Only 8 lived beyond childhood.

The children never experienced the kind of love that most of us take for granted. Never received an 'atta boy. Never a positive word. The parents weren't evil people, just ignorant of the needs of a child. Ignorant of how to show the love their children longed for. Life was just too hard to expend energy on frivolities. And displays of affection were frivolous. Apparently.

That's not the saddest picture. It comes years later.

One of those boys left home at 18. He had to "story" about his age to get into the army. There was a war happening. WWII. A war where many boys became men. In far away, horror-filled places. Places where the stench of death was thick. Jungles where the enemy was around every corner. This boy who had never experienced love lived in those jungles. Swarmed with disease-filled mosquitoes. Dengue fever. Malaria. Miserable illnesses. Unbearable pain and delirium treated with aspirin.

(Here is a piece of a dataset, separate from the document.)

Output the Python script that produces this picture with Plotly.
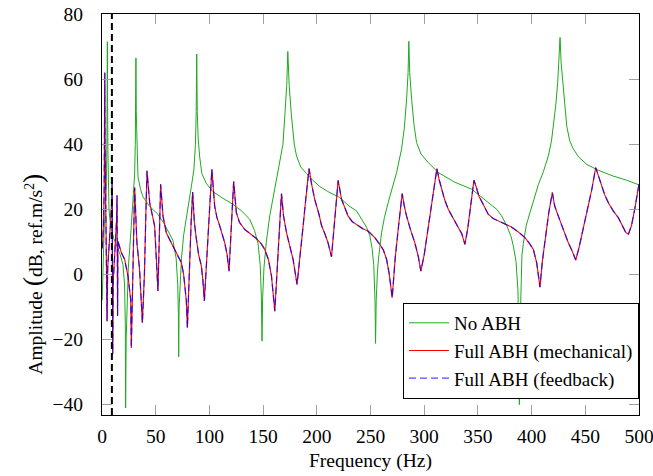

And still the boy struggled with self-worth. He was fighting for his country. He was fighting for his life. Many times over he should've died in the midst of battle. He watched others die. Comrades as well as enemies. This was not Sunday school. This was war. And yet, his first words of encouragement were heard in this place of horror. A Captain with a look of approval, a slight smile at his volunteering for a mission. The boy would have died for Captain Blackwell. Would have died for someone who nodded in approval.

He was given a medal. A bronze star to honor bravery in the line of duty. And he struggled with this because surely he didn't deserve any kind of reward. Not the bronze star. Not the Philippine Liberation medal. Not the Good Conduct Medal.

Every month he sent home an allotment to the family. The parents who couldn't tell the boy he was important and loved. Maybe this would convince them. The sisters and brothers told him later how much those allotments helped. That money sent home allowed for school shoes. A rare shopping trip for a sister.

And still, the boy, now a young man struggled. Struggled to find any kind of worth in his own eyes. Searched to find it in others' eyes. And when he did find it, struggled to accept and believe it.